New Zealand really shows its importance at the UNFCCC by having a tiny office positioned strategically in the far corner of the delegation offices (and being told to pay $24 if the wanted another chair). The stakeholder briefing meeting I went to this morning was small and informal – but should get bigger and more detailed as things go on. Nothing much has happened at COP15 yet, just openings of negotiations. The meetings really are a great opportunity though; an incredible advantage of coming from such a small country that basically all Kiwis are welcome to come and talk details with the bureaucrats about what’s happening, and even argue about policy every day.
But we do have to remember that we’re not that big a player, but we can have a great positive impact. However, currently our 10 to 20% emissions reduction (below 1990 levels by 2020) targets will not help the developed world reach the 25 to 40% cuts necessary to stop dangerous climate change – and they are highly conditional.
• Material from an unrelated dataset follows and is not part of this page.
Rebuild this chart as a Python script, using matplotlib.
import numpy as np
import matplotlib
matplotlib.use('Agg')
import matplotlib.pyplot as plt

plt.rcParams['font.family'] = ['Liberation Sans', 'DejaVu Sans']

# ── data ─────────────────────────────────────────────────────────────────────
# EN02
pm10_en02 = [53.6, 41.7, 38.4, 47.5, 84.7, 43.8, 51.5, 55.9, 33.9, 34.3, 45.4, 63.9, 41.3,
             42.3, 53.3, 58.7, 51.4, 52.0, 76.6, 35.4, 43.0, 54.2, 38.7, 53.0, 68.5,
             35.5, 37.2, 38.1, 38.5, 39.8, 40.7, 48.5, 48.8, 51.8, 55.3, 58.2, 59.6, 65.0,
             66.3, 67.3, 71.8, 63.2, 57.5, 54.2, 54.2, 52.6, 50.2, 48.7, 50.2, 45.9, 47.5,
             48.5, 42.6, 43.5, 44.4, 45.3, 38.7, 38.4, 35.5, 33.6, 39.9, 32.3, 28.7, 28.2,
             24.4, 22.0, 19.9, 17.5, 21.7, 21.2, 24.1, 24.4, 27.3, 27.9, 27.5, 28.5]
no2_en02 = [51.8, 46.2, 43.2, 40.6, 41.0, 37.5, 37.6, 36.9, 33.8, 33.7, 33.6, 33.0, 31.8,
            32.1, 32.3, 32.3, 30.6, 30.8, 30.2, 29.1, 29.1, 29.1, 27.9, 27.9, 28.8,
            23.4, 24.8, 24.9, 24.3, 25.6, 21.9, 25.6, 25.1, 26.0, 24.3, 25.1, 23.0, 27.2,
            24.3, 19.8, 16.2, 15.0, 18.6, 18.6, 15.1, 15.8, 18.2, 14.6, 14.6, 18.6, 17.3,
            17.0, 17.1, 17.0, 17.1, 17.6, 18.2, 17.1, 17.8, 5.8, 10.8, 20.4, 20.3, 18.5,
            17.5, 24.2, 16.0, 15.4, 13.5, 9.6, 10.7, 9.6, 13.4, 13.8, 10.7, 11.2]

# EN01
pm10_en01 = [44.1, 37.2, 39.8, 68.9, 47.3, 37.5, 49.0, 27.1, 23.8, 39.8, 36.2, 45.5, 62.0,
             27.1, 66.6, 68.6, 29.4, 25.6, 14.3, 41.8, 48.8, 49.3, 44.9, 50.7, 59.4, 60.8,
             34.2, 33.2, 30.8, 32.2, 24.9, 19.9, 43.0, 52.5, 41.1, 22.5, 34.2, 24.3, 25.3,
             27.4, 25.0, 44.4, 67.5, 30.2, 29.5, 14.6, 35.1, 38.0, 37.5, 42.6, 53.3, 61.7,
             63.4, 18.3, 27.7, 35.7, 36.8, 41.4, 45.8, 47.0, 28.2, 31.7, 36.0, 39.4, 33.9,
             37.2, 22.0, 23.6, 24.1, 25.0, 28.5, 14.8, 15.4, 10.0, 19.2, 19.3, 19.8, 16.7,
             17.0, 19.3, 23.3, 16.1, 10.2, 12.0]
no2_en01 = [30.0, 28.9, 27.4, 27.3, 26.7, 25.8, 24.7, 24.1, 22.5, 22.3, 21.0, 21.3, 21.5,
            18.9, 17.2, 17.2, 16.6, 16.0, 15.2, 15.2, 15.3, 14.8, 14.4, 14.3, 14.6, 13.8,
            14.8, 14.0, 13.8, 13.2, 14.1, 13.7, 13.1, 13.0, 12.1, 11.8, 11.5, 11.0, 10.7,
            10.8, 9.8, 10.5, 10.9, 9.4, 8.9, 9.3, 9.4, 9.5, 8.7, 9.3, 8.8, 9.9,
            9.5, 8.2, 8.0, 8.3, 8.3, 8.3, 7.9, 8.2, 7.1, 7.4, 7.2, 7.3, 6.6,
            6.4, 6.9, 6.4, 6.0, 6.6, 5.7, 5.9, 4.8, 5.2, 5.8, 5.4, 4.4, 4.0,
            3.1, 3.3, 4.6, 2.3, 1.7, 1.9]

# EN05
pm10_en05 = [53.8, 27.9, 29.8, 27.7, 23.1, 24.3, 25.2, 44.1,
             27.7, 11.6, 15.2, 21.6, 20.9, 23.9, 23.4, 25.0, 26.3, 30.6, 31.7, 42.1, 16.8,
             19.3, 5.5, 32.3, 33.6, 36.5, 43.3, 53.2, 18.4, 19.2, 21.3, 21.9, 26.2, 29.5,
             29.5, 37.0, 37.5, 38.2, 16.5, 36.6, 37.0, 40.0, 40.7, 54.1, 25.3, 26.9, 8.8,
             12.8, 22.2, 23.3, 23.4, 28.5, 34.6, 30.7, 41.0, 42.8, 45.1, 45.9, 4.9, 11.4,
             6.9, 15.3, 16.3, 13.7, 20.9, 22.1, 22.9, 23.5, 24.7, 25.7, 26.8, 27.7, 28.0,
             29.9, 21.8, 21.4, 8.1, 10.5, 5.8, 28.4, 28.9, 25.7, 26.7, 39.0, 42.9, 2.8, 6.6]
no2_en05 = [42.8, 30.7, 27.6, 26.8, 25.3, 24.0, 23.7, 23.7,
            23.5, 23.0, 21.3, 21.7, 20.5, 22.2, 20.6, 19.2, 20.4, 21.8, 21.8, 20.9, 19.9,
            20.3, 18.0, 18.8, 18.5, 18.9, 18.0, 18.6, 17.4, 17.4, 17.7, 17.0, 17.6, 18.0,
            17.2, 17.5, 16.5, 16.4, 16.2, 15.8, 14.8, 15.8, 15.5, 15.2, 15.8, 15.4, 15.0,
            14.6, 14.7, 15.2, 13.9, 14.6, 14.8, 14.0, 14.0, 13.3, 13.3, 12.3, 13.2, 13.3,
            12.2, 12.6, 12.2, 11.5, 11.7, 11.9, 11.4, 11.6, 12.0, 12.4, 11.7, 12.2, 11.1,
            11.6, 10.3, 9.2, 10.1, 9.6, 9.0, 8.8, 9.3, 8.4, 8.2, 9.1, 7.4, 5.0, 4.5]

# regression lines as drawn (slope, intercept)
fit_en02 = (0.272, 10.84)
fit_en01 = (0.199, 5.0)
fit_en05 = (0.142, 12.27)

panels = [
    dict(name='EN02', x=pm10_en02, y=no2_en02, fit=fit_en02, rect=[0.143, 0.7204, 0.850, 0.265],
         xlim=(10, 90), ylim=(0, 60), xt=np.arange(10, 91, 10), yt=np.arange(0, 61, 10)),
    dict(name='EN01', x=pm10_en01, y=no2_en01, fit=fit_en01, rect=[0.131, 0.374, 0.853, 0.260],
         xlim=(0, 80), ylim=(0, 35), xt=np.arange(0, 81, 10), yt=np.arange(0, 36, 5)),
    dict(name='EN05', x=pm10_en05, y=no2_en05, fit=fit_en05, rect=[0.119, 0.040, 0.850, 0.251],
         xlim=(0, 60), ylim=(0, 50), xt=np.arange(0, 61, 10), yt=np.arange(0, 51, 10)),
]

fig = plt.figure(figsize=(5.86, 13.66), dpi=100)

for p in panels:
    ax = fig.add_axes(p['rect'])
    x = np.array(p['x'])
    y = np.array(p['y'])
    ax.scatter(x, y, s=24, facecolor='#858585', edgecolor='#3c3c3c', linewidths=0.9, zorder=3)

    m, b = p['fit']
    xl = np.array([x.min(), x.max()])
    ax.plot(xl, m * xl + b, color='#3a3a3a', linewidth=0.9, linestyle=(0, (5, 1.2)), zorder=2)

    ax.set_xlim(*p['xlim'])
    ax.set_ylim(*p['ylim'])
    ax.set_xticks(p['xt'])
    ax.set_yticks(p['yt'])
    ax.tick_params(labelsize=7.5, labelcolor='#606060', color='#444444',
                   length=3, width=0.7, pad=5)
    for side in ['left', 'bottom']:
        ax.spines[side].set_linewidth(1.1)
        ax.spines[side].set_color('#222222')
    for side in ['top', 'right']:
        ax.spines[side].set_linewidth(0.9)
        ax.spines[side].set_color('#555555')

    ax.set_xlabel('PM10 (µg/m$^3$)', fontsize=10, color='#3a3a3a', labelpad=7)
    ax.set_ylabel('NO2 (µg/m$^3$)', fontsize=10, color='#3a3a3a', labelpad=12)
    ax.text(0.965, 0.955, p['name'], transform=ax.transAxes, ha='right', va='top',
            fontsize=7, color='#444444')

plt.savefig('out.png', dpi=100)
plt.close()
For New Zealand to go to a 20% target, it wants to see global targets set at a level where temperature rises are limited to 2°C (which New Zealand itself wont be going far enough to reach). There are four other demands, including wanting to be able to purchase offsets to be able to reach most of those emission cuts off shore – meaning we’d be paying others to do what we don’t want to do, even though ultimately everyone needs to substantially cut emissions. We also want to be able to grow lots of trees tat home to achieve these offsets. Without these, and other conditions being met (many of which having a low level of probability of success) New Zealand’s target will be much lower than 20%.
So New Zealand is very demanding for such a small player. In reality we should actively be a positive voice for climate change to protect ourselves, our Pacific neighbours who are drowning under rising seas, and everyone else from the worst effect of climate change. There is so much more we could do, and that would be a huge business opportunity for us – already being well and truly seized by countries like Norway who have experienced strong economic growth recently, and plan to be carbon neutral by 2030. What ever happened to Helen Clark’s desires for NZ to become carbon neutral too?
There’s so much we could do, we’ve got a really talented negotiating team here, and New Zealand has a good reputation of purity to live up to. Let’s hope John Key has (another) change of heart and directs the New Zealand Delegation to push for a deal we could truly be proud of. That’s what COP15 should be about for the humble but talented Kiwis.